(Stated problem):
How many of the lines below hold the word "full"? Answer only with the number.

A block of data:

_ _ _ _ _ _ _

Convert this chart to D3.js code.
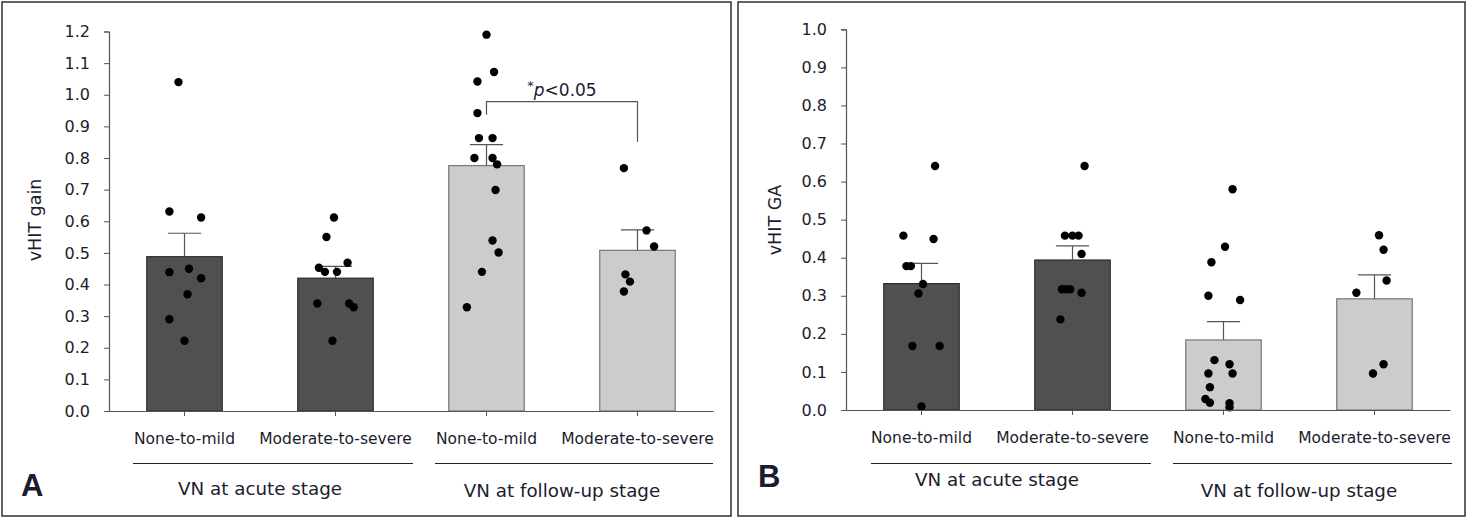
<!DOCTYPE html>
<html><head><meta charset="utf-8">
<script src="https://cdn.jsdelivr.net/npm/d3@7"></script>
<style>body{margin:0;background:#fff}svg{display:block}text{font-family:"DejaVu Sans",sans-serif;fill:#1c1c2e}</style>
</head><body><svg id="c" width="1471" height="520"></svg>
<script>
const categories = ["None-to-mild","Moderate-to-severe","None-to-mild","Moderate-to-severe"];
const groups = ["VN at acute stage","VN at follow-up stage"];
const barFill = ["#505050","#505050","#cccccc","#cccccc"];
const barStroke = ["#2e2e2e","#2e2e2e","#777777","#777777"];

// Panel A: vHIT gain
const ticksA = [0,0.1,0.2,0.3,0.4,0.5,0.6,0.7,0.8,0.9,1.0,1.1,1.2];
const meanA = [0.488,0.420,0.776,0.508];
const errA  = [0.562,0.457,0.842,0.573];
// dot values per group and horizontal jitter (fraction of band)
const dotsA0 = [1.04,0.631,0.612,0.439,0.450,0.420,0.369,0.290,0.222];
const jitA0  = [-0.04,-0.10,0.11,-0.10,0.03,0.11,0.02,-0.10,0.00];
const dotsA1 = [0.612,0.550,0.469,0.453,0.440,0.440,0.340,0.340,0.328,0.222];
const jitA1  = [-0.01,-0.06,0.08,-0.11,-0.07,0.01,-0.12,0.09,0.12,-0.02];
const dotsA2 = [1.19,1.072,1.042,0.942,0.863,0.863,0.800,0.800,0.780,0.699,0.539,0.501,0.440,0.328];
const jitA2  = [0.00,0.05,-0.06,-0.06,-0.05,0.04,-0.08,0.04,0.07,0.06,0.04,0.08,-0.03,-0.13];
const dotsA3 = [0.768,0.571,0.520,0.432,0.409,0.378];
const jitA3  = [-0.09,0.06,0.11,-0.08,-0.05,-0.09];

// Panel B: vHIT GA
const ticksB = [0,0.1,0.2,0.3,0.4,0.5,0.6,0.7,0.8,0.9,1.0];
const meanB = [0.332,0.394,0.184,0.292];
const errB  = [0.385,0.431,0.232,0.355];
const dotsB0 = [0.641,0.458,0.449,0.378,0.378,0.331,0.306,0.168,0.168,0.009];
const jitB0  = [0.09,-0.12,0.08,-0.10,-0.07,0.01,-0.02,-0.06,0.12,0.00];
const dotsB1 = [0.641,0.458,0.458,0.458,0.410,0.317,0.317,0.317,0.308,0.238];
const jitB1  = [0.08,-0.05,0.00,0.04,0.06,-0.07,-0.04,-0.015,0.06,-0.08];
const dotsB2 = [0.580,0.429,0.388,0.300,0.289,0.131,0.120,0.096,0.096,0.060,0.029,0.019,0.018,0.007];
const jitB2  = [0.06,0.01,-0.08,-0.10,0.11,-0.06,0.04,-0.10,0.06,-0.09,-0.12,-0.09,0.04,0.04];
const dotsB3 = [0.459,0.421,0.340,0.308,0.120,0.096];
const jitB3  = [0.03,0.06,0.08,-0.12,0.06,-0.01];

const svg = d3.select("#c");

function panel(o){
  const g = svg.append("g");
  g.append("rect").attr("x",o.box[0]).attr("y",o.box[1]).attr("width",o.box[2]).attr("height",o.box[3])
    .attr("fill","none").attr("stroke","#222").attr("stroke-width",1.4);
  const x = d3.scaleBand().domain(d3.range(4)).range([o.x0,o.x1]).paddingInner(0.5).paddingOuter(0.25);
  const y = d3.scaleLinear().domain([0,o.ymax]).range([o.y0,o.y1]);
  g.selectAll("rect.bar").data(o.mean).join("rect").attr("class","bar")
    .attr("x",(d,i)=>x(i)).attr("width",x.bandwidth()).attr("y",d=>y(d)).attr("height",d=>y(0)-y(d))
    .attr("fill",(d,i)=>barFill[i]).attr("stroke",(d,i)=>barStroke[i]).attr("stroke-width",1.2);
  const cx = i=>x(i)+x.bandwidth()/2;
  const capW = x.bandwidth()*0.22;
  o.err.forEach((e,i)=>{
    g.append("line").attr("x1",cx(i)).attr("x2",cx(i)).attr("y1",y(o.mean[i])).attr("y2",y(e)).attr("stroke","#555").attr("stroke-width",1.2);
    g.append("line").attr("x1",cx(i)-capW).attr("x2",cx(i)+capW).attr("y1",y(e)).attr("y2",y(e)).attr("stroke","#555").attr("stroke-width",1.2);
  });
  o.dots.forEach((arr,i)=>{
    g.selectAll(null).data(arr).join("circle")
      .attr("cx",(d,j)=>cx(i)+o.jit[i][j]*x.bandwidth()*2).attr("cy",d=>y(d)).attr("r",4.2).attr("fill","#000");
  });
  const ya = g.append("g").attr("transform",`translate(${o.x0},0)`)
    .call(d3.axisLeft(y).tickValues(o.ticks).tickFormat(d3.format(".1f")).tickSize(5).tickPadding(14));
  ya.select(".domain").attr("stroke","#555").attr("stroke-width",1.2);
  ya.selectAll(".tick line").attr("stroke","#555");
  ya.selectAll("text").style("font-size","16px").attr("fill","#1c1c2e");
  const xa = g.append("g").attr("transform",`translate(0,${o.y0})`)
    .call(d3.axisBottom(x).tickSize(5).tickSizeOuter(0).tickFormat(i=>categories[i]).tickPadding(17));
  xa.select(".domain").attr("stroke","#555").attr("stroke-width",1.2);
  xa.selectAll(".tick line").attr("stroke","#555");
  xa.selectAll("text").style("font-size","15.5px").attr("fill","#1c1c2e");
  o.groupLines.forEach((gl,k)=>{
    g.append("line").attr("x1",gl[0]).attr("x2",gl[1]).attr("y1",463.5).attr("y2",463.5).attr("stroke","#222").attr("stroke-width",1.2);
    g.append("text").attr("x",(cx(2*k)+cx(2*k+1))/2).attr("y",o.groupY[k]).attr("text-anchor","middle")
      .style("font-size","18.3px").text(groups[k]);
  });
  g.append("text").attr("transform",`translate(${o.ylabX},220) rotate(-90)`).attr("text-anchor","middle")
    .style("font-size","17.5px").text(o.ylab);
  g.append("text").attr("x",o.letter[0]).attr("y",o.letter[1]).style("font-size","31px").style("font-weight","bold")
    .style("font-family","'Liberation Sans',Arial,sans-serif").attr("fill","#111").text(o.letterText);
  return {g,x,y,cx};
}

const A = panel({box:[2,2,729,514],x0:109,x1:713,y0:411,y1:31.5,ymax:1.2,ticks:ticksA,mean:meanA,err:errA,
  dots:[dotsA0,dotsA1,dotsA2,dotsA3],jit:[jitA0,jitA1,jitA2,jitA3],
  groupLines:[[133,413],[435,713]],groupY:[495,497],ylab:"vHIT gain",ylabX:41,letter:[21,496],letterText:"A"});

const by = 101.7;
A.g.append("path").attr("d",`M${A.cx(2)},${by+13}V${by}H${A.cx(3)}V${by+40}`).attr("fill","none").attr("stroke","#555").attr("stroke-width",1.2);
const st = A.g.append("text").attr("x",(A.cx(2)+A.cx(3))/2).attr("y",by-6).attr("text-anchor","middle").style("font-size","17px");
st.append("tspan").attr("dy","-6").style("font-size","13px").text("*");
st.append("tspan").attr("dy","6").style("font-style","italic").text("p");
st.append("tspan").text("<0.05");

panel({box:[738,2,727,514],x0:846,x1:1450,y0:410,y1:29.3,ymax:1.0,ticks:ticksB,mean:meanB,err:errB,
  dots:[dotsB0,dotsB1,dotsB2,dotsB3],jit:[jitB0,jitB1,jitB2,jitB3],
  groupLines:[[871,1151],[1173,1452]],groupY:[486,497],ylab:"vHIT GA",ylabX:781,letter:[758,487],letterText:"B"});
</script></body></html>
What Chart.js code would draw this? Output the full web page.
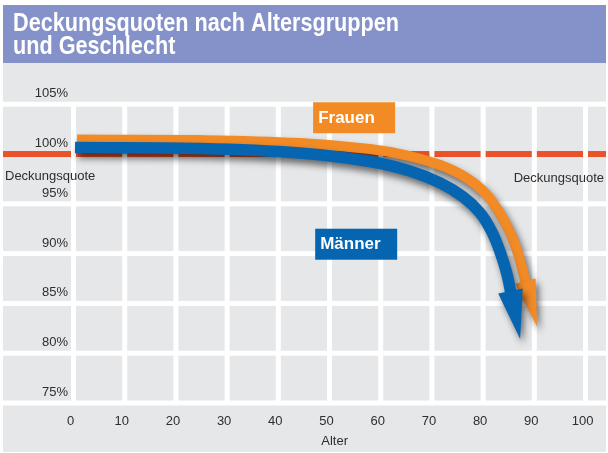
<!DOCTYPE html>
<html lang="de">
<head>
<meta charset="UTF-8">
<script src="https://cdn.jsdelivr.net/npm/chart.js@4.4.1/dist/chart.umd.min.js"></script>
<title>Deckungsquoten nach Altersgruppen und Geschlecht</title>
<style>
  html, body { margin: 0; padding: 0; background: #fff; }
  #wrap { width: 608px; height: 453px; }
</style>
</head>
<body>
<div id="wrap"><canvas id="chart" width="608" height="453"></canvas></div>
<script>
// --- Daten ---
const titleLines = ['Deckungsquoten nach Altersgruppen', 'und Geschlecht'];
const xTicks = [0, 10, 20, 30, 40, 50, 60, 70, 80, 90, 100];
const yTicks = [75, 80, 85, 90, 95, 100, 105];
const refQuote = 100; // Deckungsquote
const maennerAlter = [0.3, 24.7, 44.2, 57.9, 65.7, 71.6, 76.1, 79.4, 81.7, 83.5, 84.7, 85.45];
const maennerQuote = [100.65, 100.55, 100.1, 99.25, 98.3, 97.1, 95.7, 94.1, 92.2, 89.9, 87.85, 85.95];
const frauenAlter = [0.7, 24.7, 44.2, 57.9, 65.7, 71.6, 76.5, 80.4, 83.1, 85.1, 86.6, 87.6, 88.4];
const frauenQuote = [101.45, 101.4, 101.1, 100.5, 99.8, 98.9, 97.7, 96.1, 94.2, 92.3, 90.35, 88.55, 86.95];

const ORANGE = '#f28a26';
const BLUE = '#0565b1';
const RED = '#e9522b';
const GREY = '#e6e7e9';
const TXT = '#2e2e2e';
const FONT = '"Liberation Sans", Arial, sans-serif';

function pts(xs, ys) { return xs.map((x, i) => ({ x: x, y: ys[i] })); }

// Hintergrund + Titel
const bgPlugin = {
  id: 'bg',
  beforeDraw(chart) {
    const ctx = chart.ctx;
    ctx.save();
    ctx.fillStyle = '#fff';
    ctx.fillRect(0, 0, chart.width, chart.height);
    ctx.fillStyle = GREY;
    ctx.fillRect(3, 63, 603, 389);
    ctx.fillStyle = '#8492c9';
    ctx.fillRect(3, 5, 603, 58);
    ctx.fillStyle = '#fff';
    ctx.font = 'bold 25px "Liberation Sans Narrow", ' + FONT;
    ctx.textBaseline = 'alphabetic';
    const full = ctx.measureText(titleLines[0]).width;
    const sx = full > 386 ? 386 / full : 1;
    titleLines.forEach((t, i) => {
      ctx.save();
      ctx.translate(13, 31 + i * 23);
      ctx.scale(sx, 1);
      ctx.fillText(t, 0, 0);
      ctx.restore();
    });
    ctx.restore();
  }
};

// Raster, Referenzlinie, Beschriftungen
const gridPlugin = {
  id: 'grid',
  beforeDatasetsDraw(chart) {
    const ctx = chart.ctx, xs = chart.scales.x, ys = chart.scales.y;
    const left = 3, right = 606;
    ctx.save();
    ctx.fillStyle = '#fff';
    yTicks.forEach(v => {
      if (v === refQuote) return;
      const y = ys.getPixelForValue(v);
      ctx.fillRect(left, y - 2.5, right - left, 5);
    });
    const yr = ys.getPixelForValue(refQuote);
    ctx.fillStyle = RED;
    ctx.fillRect(left, yr - 3, right - left, 6);
    ctx.fillStyle = '#fff';
    const top = ys.getPixelForValue(yTicks[yTicks.length - 1]);
    const bot = ys.getPixelForValue(yTicks[0]);
    xTicks.forEach(v => {
      const x = xs.getPixelForValue(v);
      ctx.fillRect(x - 2.5, top, 5, bot - top);
    });

    ctx.fillStyle = TXT;
    ctx.font = '13px ' + FONT;
    ctx.textBaseline = 'alphabetic';
    ctx.textAlign = 'right';
    yTicks.forEach(v => {
      ctx.fillText(v + '%', 68, ys.getPixelForValue(v) - 7);
    });
    ctx.textAlign = 'center';
    xTicks.forEach(v => {
      ctx.fillText(String(v), xs.getPixelForValue(v) - 3, 425);
    });
    ctx.fillText('Alter', xs.getPixelForValue(51), 445);
    ctx.textAlign = 'left';
    ctx.fillText('Deckungsquote', 5, yr + 26);
    ctx.textAlign = 'right';
    ctx.fillText('Deckungsquote', 604, yr + 28);
    ctx.restore();
  },
  afterDatasetsDraw(chart) {
    const ctx = chart.ctx, xs = chart.scales.x, ys = chart.scales.y;
    const boxes = [
      { text: 'Frauen', x: 46.8, y: 105.2, color: ORANGE },
      { text: 'Männer', x: 47.2, y: 92.5, color: BLUE }
    ];
    ctx.save();
    boxes.forEach(b => {
      const x = xs.getPixelForValue(b.x), y = ys.getPixelForValue(b.y);
      ctx.fillStyle = b.color;
      ctx.fillRect(x, y, 82, 31);
      ctx.fillStyle = '#fff';
      ctx.font = 'bold 17px ' + FONT;
      ctx.textAlign = 'left';
      ctx.textBaseline = 'middle';
      ctx.fillText(b.text, x + 5, y + 16);
    });
    ctx.restore();
  }
};

// Schatten und Pfeilspitzen
const arrowPlugin = {
  id: 'arrows',
  beforeDatasetDraw(chart) {
    const ctx = chart.ctx;
    ctx.save();
    ctx.shadowColor = 'rgba(0,0,0,0.55)';
    ctx.shadowBlur = 7;
    ctx.shadowOffsetX = 3;
    ctx.shadowOffsetY = 5;
  },
  afterDatasetDraw(chart, args) {
    const ctx = chart.ctx;
    const meta = args.meta, ds = chart.data.datasets[args.index];
    const n = meta.data.length;
    const p = meta.data[n - 1];
    let qx = p.cp1x, qy = p.cp1y;
    if (qx === undefined || (Math.abs(qx - p.x) < 0.5 && Math.abs(qy - p.y) < 0.5)) {
      qx = meta.data[n - 2].x; qy = meta.data[n - 2].y;
    }
    let dx = p.x - qx, dy = p.y - qy;
    const len = Math.hypot(dx, dy);
    dx /= len; dy /= len;
    const nx = -dy, ny = dx;
    const L = ds.headLength, hw = ds.headWidth;
    const bx = p.x - dx * 3, by = p.y - dy * 3;
    ctx.beginPath();
    ctx.moveTo(bx + nx * hw, by + ny * hw);
    ctx.lineTo(p.x + dx * L, p.y + dy * L);
    ctx.lineTo(bx - nx * hw, by - ny * hw);
    ctx.closePath();
    ctx.fillStyle = ds.borderColor;
    ctx.fill();
    ctx.restore();
  }
};

const ctx = document.getElementById('chart');
new Chart(ctx, {
  type: 'line',
  data: {
    datasets: [
      {
        label: 'Männer',
        data: pts(maennerAlter, maennerQuote),
        borderColor: BLUE,
        borderWidth: 11.5,
        borderCapStyle: 'butt',
        tension: 0.4,
        pointRadius: 0,
        headLength: 46,
        headWidth: 12.5
      },
      {
        label: 'Frauen',
        data: pts(frauenAlter, frauenQuote),
        borderColor: ORANGE,
        borderWidth: 10,
        borderCapStyle: 'butt',
        tension: 0.4,
        pointRadius: 0,
        headLength: 44,
        headWidth: 10.5
      }
    ]
  },
  options: {
    responsive: false,
    animation: false,
    devicePixelRatio: 1,
    layout: { padding: { left: 3, right: 2, top: 63, bottom: 50 } },
    scales: {
      x: { type: 'linear', min: -13.77, max: 104.0, display: false },
      y: { type: 'linear', min: 75, max: 109.14, display: false }
    },
    plugins: {
      legend: { display: false },
      tooltip: { enabled: false }
    }
  },
  plugins: [bgPlugin, gridPlugin, arrowPlugin]
});
</script>
</body>
</html>
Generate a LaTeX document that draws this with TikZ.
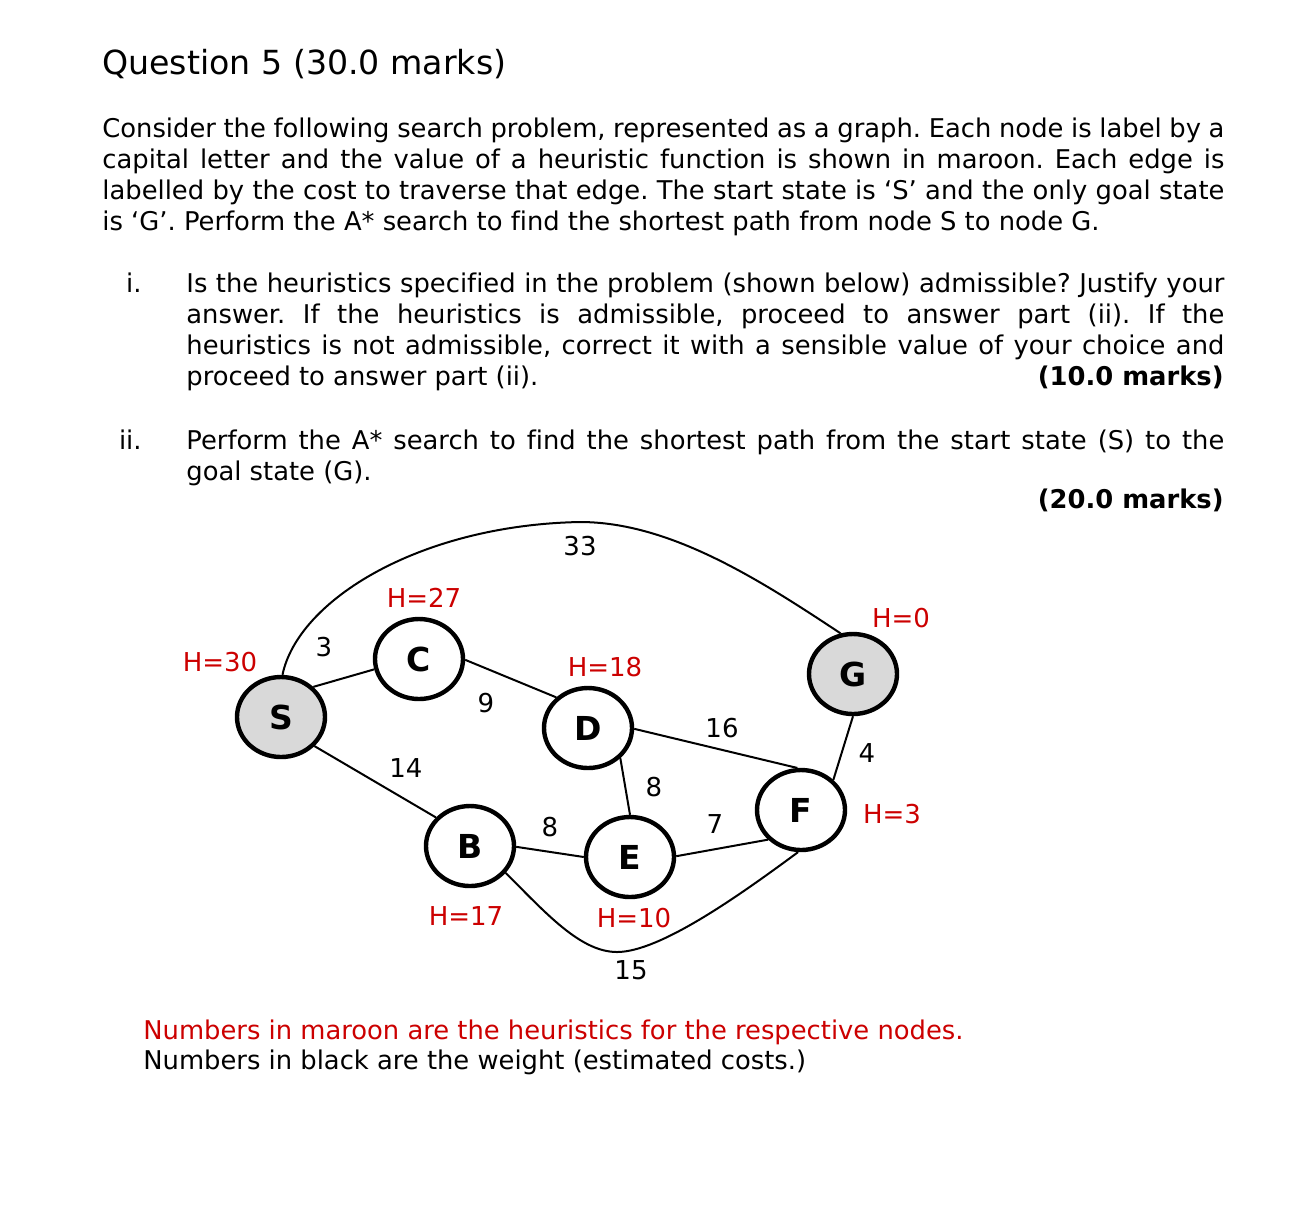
\documentclass[tikz,border=0pt]{standalone}
\usepackage{fontspec}
\setmainfont{DejaVu Sans}[Ligatures={TeX,NoCommon}]
\usetikzlibrary{shapes.geometric}
\definecolor{maroonred}{RGB}{204,0,0}
\definecolor{nodegray}{RGB}{217,217,217}
\frenchspacing
\begin{document}
\frenchspacing
\begin{tikzpicture}[x=0.5pt,y=-0.5pt,
  gnode/.style={ellipse,draw,line width=2.2pt,minimum width=44pt,minimum height=40pt,inner sep=0pt,font=\fontsize{16.5}{18}\selectfont\bfseries},
  goalnode/.style={gnode,fill=nodegray},
  edge/.style={line width=1pt},
  hlabel/.style={text=maroonred,font=\fontsize{13}{15}\selectfont,inner sep=0pt},
  wlabel/.style={font=\fontsize{13}{15}\selectfont,inner sep=0pt},
  titletext/.style={font=\fontsize{16.6}{20}\selectfont,anchor=base west,inner sep=0pt},
  bodytext/.style={font=\fontsize{12.9}{15.5}\selectfont\frenchspacing,anchor=base west,inner sep=0pt},
  marktext/.style={font=\fontsize{12.9}{15.5}\selectfont\bfseries,anchor=base east,inner sep=0pt},
  numtext/.style={font=\fontsize{12.9}{15.5}\selectfont,anchor=base east,inner sep=0pt},
  notetext/.style={font=\fontsize{12.9}{15.5}\selectfont\frenchspacing,anchor=base west,inner sep=0pt}
]
\fill[white] (0,0) rectangle (1290,1223);
\useasboundingbox (0,0) rectangle (1290,1223);

% Title and paragraph
\node[titletext] (title) at (102,74) {Question 5 (30.0 marks)};
\node[bodytext] (p1) at (102,137) {\makebox[561pt][s]{Consider the following search problem, represented as a graph. Each node is label by a}};
\node[bodytext] (p2) at (102,168) {\makebox[561pt][s]{capital letter and the value of a heuristic function is shown in maroon. Each edge is}};
\node[bodytext] (p3) at (102,199) {\makebox[561pt][s]{labelled by the cost to traverse that edge. The start state is ‘S’ and the only goal state}};
\node[bodytext] (p4) at (102,230) {is ‘G’. Perform the A* search to find the shortest path from node S to node G.};

% Item i
\node[numtext] (ni) at (142,292) {i.};
\node[bodytext] (i1) at (186,292) {\makebox[519pt][s]{Is the heuristics specified in the problem (shown below) admissible? Justify your}};
\node[bodytext] (i2) at (186,323) {\makebox[519pt][s]{answer. If the heuristics is admissible, proceed to answer part (ii). If the}};
\node[bodytext] (i3) at (186,354) {\makebox[519pt][s]{heuristics is not admissible, correct it with a sensible value of your choice and}};
\node[bodytext] (i4) at (186,385) {proceed to answer part (ii).};
\node[marktext] (m1) at (1224,385) {(10.0 marks)};

% Item ii
\node[numtext] (nii) at (142,449) {ii.};
\node[bodytext] (ii1) at (186,449) {\makebox[519pt][s]{Perform the A* search to find the shortest path from the start state (S) to the}};
\node[bodytext] (ii2) at (186,480) {goal state (G).};
\node[marktext] (m2) at (1224,508) {(20.0 marks)};

% Graph nodes
\node[goalnode] (S) at (281,717) {S};
\node[gnode] (C) at (419,659) {C};
\node[gnode] (D) at (588,728) {D};
\node[goalnode] (G) at (853,674) {G};
\node[gnode] (F) at (801,810) {F};
\node[gnode] (E) at (630,857) {E};
\node[gnode] (B) at (470,846) {B};

\coordinate (topc) at (580,522);
\coordinate (botc) at (617,952);

% Edges
\draw[edge] (S.43) -- (C.193);
\draw[edge] (C.-1) -- (D.136);
\draw[edge] (S.-41) -- (B.140);
\draw[edge] (D.-1) -- (F.95);
\draw[edge] (D.-43) -- (E.north);
\draw[edge] (G.south) -- (F.43);
\draw[edge] (B.-1) -- (E.180);
\draw[edge] (E.1) -- (F.222);
\draw[edge] (S.88) .. controls (298,600) and (420,525) .. (topc)
                   .. controls (670,522) and (760,580) .. (G.107);
\draw[edge] (B.-37) .. controls (545,912) and (580,952) .. (botc)
                    .. controls (660,952) and (740,895) .. (F.-94);

% Heuristic labels
\node[hlabel] (hS) at (220,662) {H=30};
\node[hlabel] (hC) at (424,598) {H=27};
\node[hlabel] (hD) at (605,667) {H=18};
\node[hlabel] (hG) at (901,618) {H=0};
\node[hlabel] (hF) at (892,814) {H=3};
\node[hlabel] (hB) at (466,916) {H=17};
\node[hlabel] (hE) at (634,918) {H=10};

% Weight labels
\node[wlabel] (wSG) at (580,546) {33};
\node[wlabel] (wSC) at (324,647) {3};
\node[wlabel] (wCD) at (486,703) {9};
\node[wlabel] (wSB) at (406,768) {14};
\node[wlabel] (wDF) at (722,728) {16};
\node[wlabel] (wGF) at (867,753) {4};
\node[wlabel] (wDE) at (654,787) {8};
\node[wlabel] (wBE) at (550,827) {8};
\node[wlabel] (wEF) at (715,824) {7};
\node[wlabel] (wBF) at (631,970) {15};

% Notes
\node[notetext,text=maroonred] (n1) at (143,1039) {Numbers in maroon are the heuristics for the respective nodes.};
\node[notetext] (n2) at (143,1069) {Numbers in black are the weight (estimated costs.)};
\end{tikzpicture}
\end{document}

_ _ _ _ _ _ _

(Solution to this task):
3